Wenn Wohnungen nicht gesichert werden konnten, lag dies laut dem Jahresbericht meist an unangemessenen Mietpreisen, fehlenden Leistungsansprüchen oder ungesicherten Mietperspektiven. Das Jobcenter gewährt dann kein Darlehen zur Übernahme der Mietschulden. „Kritische Situationen entstehen häufig, wenn ein Familienmitglied auszieht, bei Arbeitslosigkeit oder bei Eintritt in den Rentenbezug“, heißt es weiter. Auch würden häufig teure Wohnungen angemietet, da kein preisgünstiger Wohnraum vorhanden sei. „Wir sind eine Gemeinde mit Wohnungsknappheit“, sagte Ellen Nonnenmacher, Leiterin des Rechts- und Ordnungsamts im Weiler Rathaus, in der Sitzung.
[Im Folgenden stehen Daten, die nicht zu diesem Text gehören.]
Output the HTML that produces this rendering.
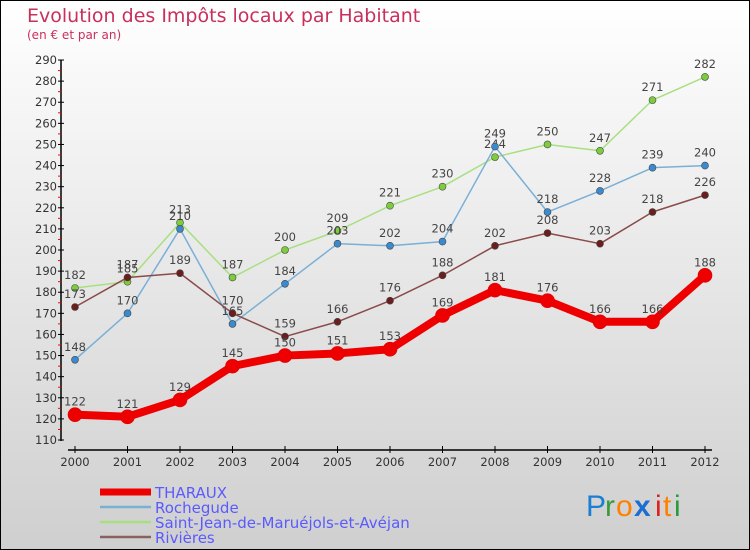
<!DOCTYPE html>
<html><head><meta charset="utf-8"><style>
body{margin:0}
#c{width:750px;height:550px;position:relative;overflow:hidden;font-family:"DejaVu Sans","Liberation Sans",sans-serif}
</style></head><body>
<div id="c">
<svg id="s" width="750" height="550" xmlns="http://www.w3.org/2000/svg">
<defs><linearGradient id="bg" x1="0" y1="0" x2="0" y2="1"><stop offset="0" stop-color="#ffffff"/><stop offset="1" stop-color="#cfcfcf"/></linearGradient></defs>
<rect x="0.5" y="0.5" width="749" height="549" fill="url(#bg)" stroke="#000"/>
<text x="27" y="22" font-size="19" fill="#c8305a">Evolution des Impôts locaux par Habitant</text>
<text x="27" y="39" font-size="12" fill="#c8305a">(en € et par an)</text>
<g id="axes"></g><g id="series"></g><g id="legend"></g>
<g font-size="30" font-family="'Liberation Sans',sans-serif">
<text x="586" y="516" fill="#1a7fd4">P</text><text x="605" y="516" fill="#3a9a3a">r</text><text x="616" y="516" fill="#ff8000">o</text><text x="634" y="516" fill="#1a6fd0" font-weight="bold">x</text><text x="655" y="516" fill="#e02020">i</text><text x="663" y="516" fill="#ff8000">t</text><text x="674" y="516" fill="#2a9a3a">i</text>
</g>
</svg></div>
<script>
const years=["2000","2001","2002","2003","2004","2005","2006","2007","2008","2009","2010","2011","2012"];
const yTicks=[110,120,130,140,150,160,170,180,190,200,210,220,230,240,250,260,270,280,290];
const seriesNames=["THARAUX","Rochegude","Saint-Jean-de-Maruéjols-et-Avéjan","Rivières"];
const tharaux=[122,121,129,145,150,151,153,169,181,176,166,166,188];
const rochegude=[148,170,210,165,184,203,202,204,249,218,228,239,240];
const saintJean=[182,185,213,187,200,209,221,230,244,250,247,271,282];
const rivieres=[173,187,189,170,159,166,176,188,202,208,203,218,226];
const NS="http://www.w3.org/2000/svg";
function X(i){return 75+i*52.5;}
function Y(v){return 440-(v-110)*2.111;}
function mk(tag,attrs,parent){const e=document.createElementNS(NS,tag);for(const k in attrs)e.setAttribute(k,attrs[k]);parent.appendChild(e);return e;}
const ax=document.getElementById('axes');
const ya=mk('line',{x1:61,y1:Y(290),x2:61,y2:441,stroke:'#000','stroke-width':1.5},ax);


yTicks.forEach(v=>{
 mk('line',{x1:58,x2:64,y1:Y(v),y2:Y(v),stroke:'#000'},ax);
 if(v<290) mk('line',{x1:58,x2:61,y1:Y(v+5),y2:Y(v+5),stroke:'#f00'},ax);
 const t=mk('text',{x:57,y:Y(v)+4,'font-size':11.5,'text-anchor':'end',fill:'#333'},ax);
 t.textContent=v;
 
 
});
const xa=mk('line',{x1:68,y1:450,x2:712,y2:450,stroke:'#000','stroke-width':1.5},ax);


years.forEach((y,i)=>{
 mk('line',{x1:X(i),x2:X(i),y1:446,y2:453,stroke:'#000'},ax);
 const t=mk('text',{x:X(i),y:466,'font-size':11.5,'text-anchor':'middle',fill:'#333'},ax);
 t.textContent=y;
 
 
});
const sg=document.getElementById('series');
const defs=[[saintJean,'#a8e080','#7ccc3c',1.5,3.5,'saint-jean'],[rochegude,'#7aafd6','#3a8ad0',1.5,3.5,'rochegude'],[rivieres,'#8b4a4a','#6a1e1e',1.5,3.5,'rivieres'],[tharaux,'#ee0000','#ee0000',8,7,'tharaux']];
defs.forEach(([d,lc,pc,w,r,n])=>{
 const g=mk('g',{},sg);
 
 
 const p=mk('polyline',{points:d.map((v,i)=>X(i)+','+Y(v)).join(' '),fill:'none',stroke:lc,'stroke-width':w,'stroke-linejoin':'round'},g);
 
 
 d.forEach((v,i)=>{
  const c=mk('circle',{cx:X(i),cy:Y(v),r:r,fill:pc,stroke:n==='tharaux'?'#d00':'#444','stroke-width':0.6},g);
  
  
  const t=mk('text',{x:X(i),y:Y(v)-9,'font-size':11.5,'text-anchor':'middle',fill:'#444'},g);
  t.textContent=v;
  
  
 });
});
const lg=document.getElementById('legend');
const lc=['#ee0000','#7aafd6','#a8e080','#8b6060'];
seriesNames.forEach((n,i)=>{
 const y=492+i*15;
 const g=mk('g',{},lg);
 
 
 mk('line',{x1:100,x2:151,y1:y,y2:y,stroke:lc[i],'stroke-width':i===0?7:2.5},g);
 const t=mk('text',{x:155,y:y+6,'font-size':15,fill:'#5a5aff'},g);
 t.textContent=n;
});
</script>
</body></html>
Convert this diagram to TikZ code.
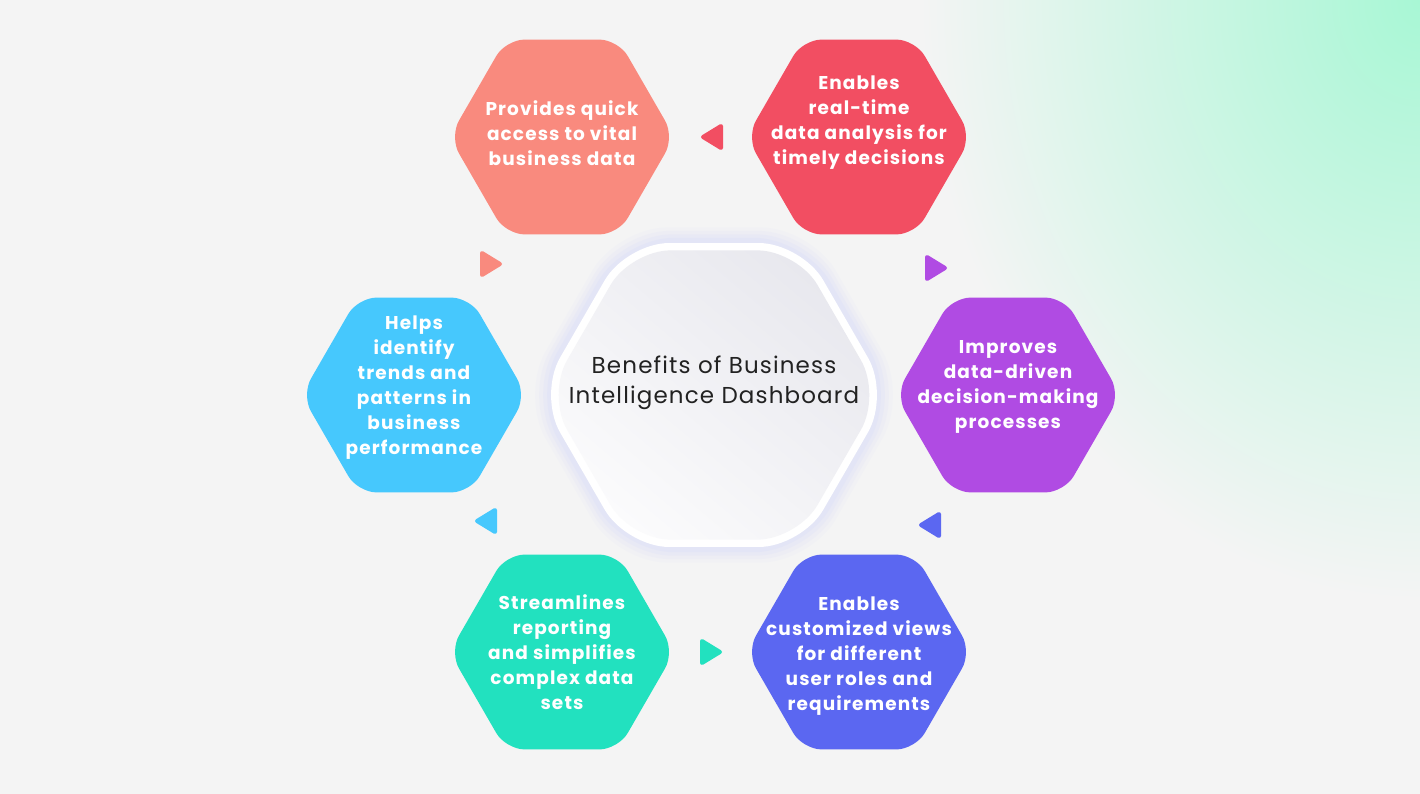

Im Jahr 2022 mussten laut Nonnenmacher 16 Personen (13 Erwachsene und drei Kinder) in eine Obdachlosenunterkunft der Stadt eingewiesen werden. „Elf Personen davon sind durch den Brand in der Lessingstraße 8 obdachlos geworden.“ Erforderliche Obdachlosenunterbringungen werden durch die Polizeiabteilung vorgenommen. Bei der Unterbringungen habe die Wohnbau unterstützt. „Es war eine Herausforderung, die Grundausstattung zu besorgen“, erläuterte Nonnenmacher. Sie lobte die „sehr gute und konstruktive Zusammenarbeit“ mit der Fachstelle Wohnungssicherung.

Hintergrund

Zahlen
Bei 45 der im vergangenen Jahr erreichten 48 Haushalte handelte es sich meist um solche, die unmittelbar von Wohnungslosigkeit bedroht waren, während drei Haushalte nach BAGW-Definition (Bundesarbeitsgemeinschaft Wohnungslosenhilfe) kein Wohnungsnotfall waren. Bei der Ausgangssituation dominierte mit 50 Prozent die Gruppe, bei der bereits eine Räumungsklage anhängig war. Bei 14,6 Prozent lag eine Kündigung vor. Eine Zwangsräumung war bei 8,3 Prozent terminiert. Weitere 27,1 Prozent waren von Mietschulden oder anderen finanziellen Wohnungsproblemen betroffen. Insbesondere bei Mietschulden suche diese Gruppe frühzeitig die Hilfe der Fachstelle Wohnungssicherung, heißt es. Mit 40,5 Prozent dominierten die Paare mit Kindern, 29,7 Prozent machten alleinstehende Männer ohne Kinder aus. Bei der Altersverteilung lässt sich ein Schwerpunkt bei den 30- bis 39-Jährigen mit 34,4 Prozent ausmachen. 28,1 Prozent waren über 50 Jahre alt. Bezieher von öffentlichen Unterstützungsleistungen wie Kindergeld oder Wohngeld waren als größte Gruppe mit 25,4 Prozent vertreten. Der Anteil der Haushalte mit Einkommen aus Erwerbstätigkeit lag bei 17,9 Prozent. Nur ein Haushalt im Berichtszeitraum verfügt über kein geregeltes Einkommen. In 58,3 Prozent der von der Fachstelle erreichten Haushalten leben Menschen mit Migrationshintergrund. Mit 68,8 Prozent dominiert der Anteil der privaten Vermieter weiterhin deutlich. Mietschulden waren das Hauptproblem (70,8 Prozent).

Die Fachstelle Wohnungssicherung Weil am Rhein
besteht seit dem 1. Januar 2014. Grundlage ist eine Vereinbarung der Stadt Weil mit dem AGJ-Fachverband für Prävention und Rehabilitation der Erzdiözese Freiburg.